You could use two arrays, one for blue and one for red with 9 elements each.
int redVotes[9];
int blueVotes[9];
Make sure to initialize both arrays with 0. (Hint: Use memset)
When you have filtered out the valid input value pairs, you split each pair into one high (blue) and one low (red) value.
[UPDATE]
One problem with the input approach you have chosen is that you are supposed to ignore numbers with 3 or more digits. This requires that you either can predict the future or have some sort of rollback functionality.

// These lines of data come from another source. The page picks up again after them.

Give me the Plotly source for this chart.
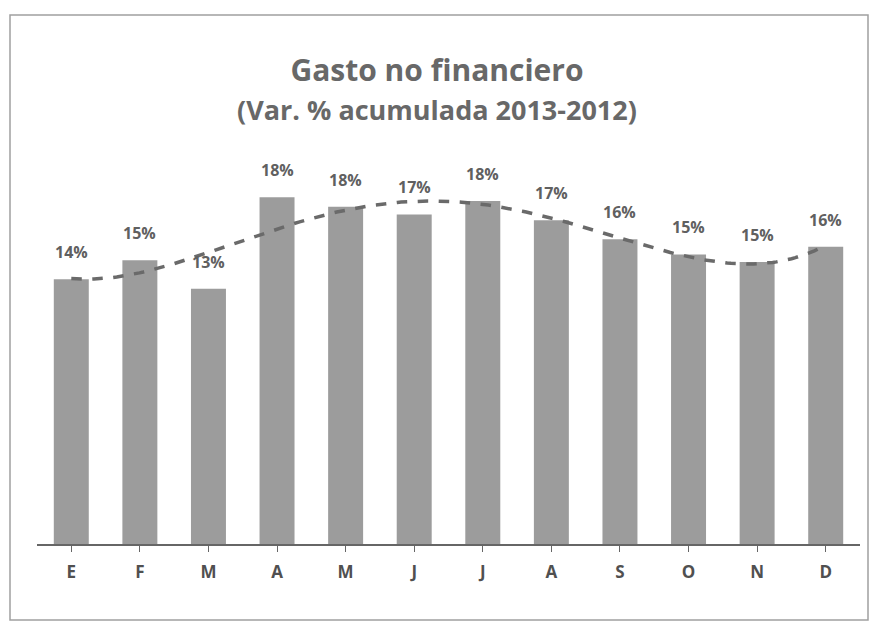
import numpy as np
import plotly.graph_objects as go

# Monthly accumulated variation (%)
months = ["E", "F", "M", "A", "M", "J", "J", "A", "S", "O", "N", "D"]
values = [13.9, 14.9, 13.4, 18.2, 17.7, 17.3, 18.0, 17.0, 16.0, 15.2, 14.8, 15.6]
labels = ["14%", "15%", "13%", "18%", "18%", "17%", "18%", "17%", "16%", "15%", "15%", "16%"]

W, H = 874, 629
L, R, T, B = 37, 14, 163, 85

x = np.arange(len(months))

# polynomial trend line (like Excel's trendline)
coef = np.polyfit(x, values, 4)
xs = np.linspace(0, len(months) - 1, 200)
trend = np.polyval(coef, xs)

fig = go.Figure()
fig.add_trace(go.Bar(
    x=x, y=values,
    marker=dict(color="#9c9c9c", line=dict(width=0)),
    width=0.51,
))
fig.add_trace(go.Scatter(
    x=xs, y=trend, mode="lines",
    line=dict(color="#6a6a6a", width=3.5, dash="dash"),
    hoverinfo="skip",
))

# data labels above the bars
for xi, v, t in zip(x, values, labels):
    fig.add_annotation(x=xi, y=v, text="<b>%s</b>" % t, showarrow=False,
                       yanchor="middle", yshift=27,
                       font=dict(family="Open Sans", size=16, color="#606060"))

# chart border, converted from pixels to paper coordinates
pw, ph = W - L - R, H - T - B
def px(v): return (v - L) / pw
def py(v): return (H - B - v) / ph
fig.add_shape(type="rect", xref="paper", yref="paper",
              x0=px(10), x1=px(868), y0=py(620), y1=py(15),
              line=dict(color="#a0a0a0", width=1.5))

fig.update_layout(
    width=W, height=H,
    margin=dict(l=L, r=R, t=T, b=B),
    paper_bgcolor="white", plot_bgcolor="white",
    showlegend=False,
    font=dict(family="Open Sans", color="#555555"),
    title=dict(
        text="<b>Gasto no financiero</b><br><b><span style='font-size:27px'>(Var. % acumulada 2013-2012)</span></b>",
        x=0.5, xanchor="center", y=0.872, yanchor="top",
        font=dict(size=30, color="#686868"),
    ),
)
fig.update_xaxes(
    tickvals=x, ticktext=["<b>%s</b>" % m for m in months],
    tickfont=dict(size=17, color="#505050"),
    ticklabelstandoff=6,
    range=[-0.5, len(months) - 0.5],
    showline=True, linecolor="#666666", linewidth=1.5,
    ticks="outside", tickson="boundaries", ticklen=6, tickcolor="#666666",
    showgrid=False, zeroline=False,
)
fig.update_yaxes(range=[0, 20], visible=False)

fig.write_html("out.html", config={"displayModeBar": False},
               post_script="document.body.style.margin='0';")
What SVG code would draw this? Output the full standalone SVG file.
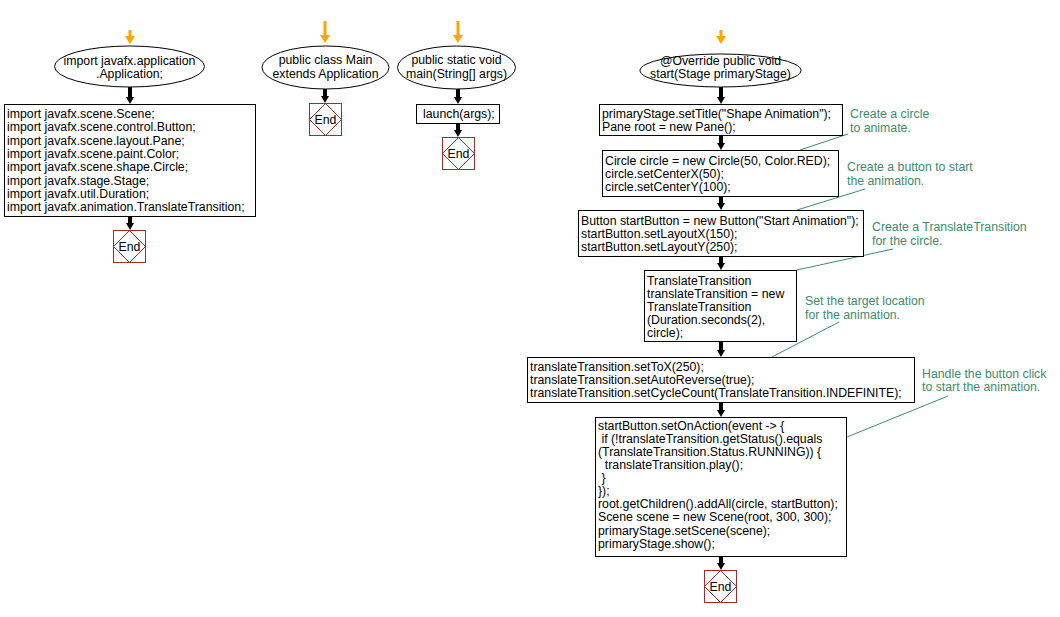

Maybe something like this. Just beware that I wrote this code here in this editor and it is not tested at all.
char c;
int digit = 0;
int digits = 0;
int redIndex = 0;
int blueIndex = 0;
while (scanf("%c", &c) != EOF)
{
if (isdigit(c))
{
digits++;
digit = c -'0'; if (digits == 1)
redIndex = digit;
else if (digits == 2)
blueIndex = digit;
}
else
{
if (digits == 2)
{
redVotes[redIndex]++;
blueVotes[blueIndex]++;
}
digits = 0;
}
}
This part is not necessary anymore
int input = 35; int redValue = 5;
int blueValue = 3;
(Hint: Use modulus for the red value and integer division for the blue value)
Then you use the each indvidual value as an index in each of the two arrays and increment the value for that index.
redVotes[redValue]++;
blueVotes[blueValue]++;
Then it is just a matter of finding the max value of each array, combine the values and you have a winner.
If you cannot find a unique max value for one of the arrays, the result is indecisive.
So, that should get you started. I have not solved everything for you, just showed you one way of many to do it.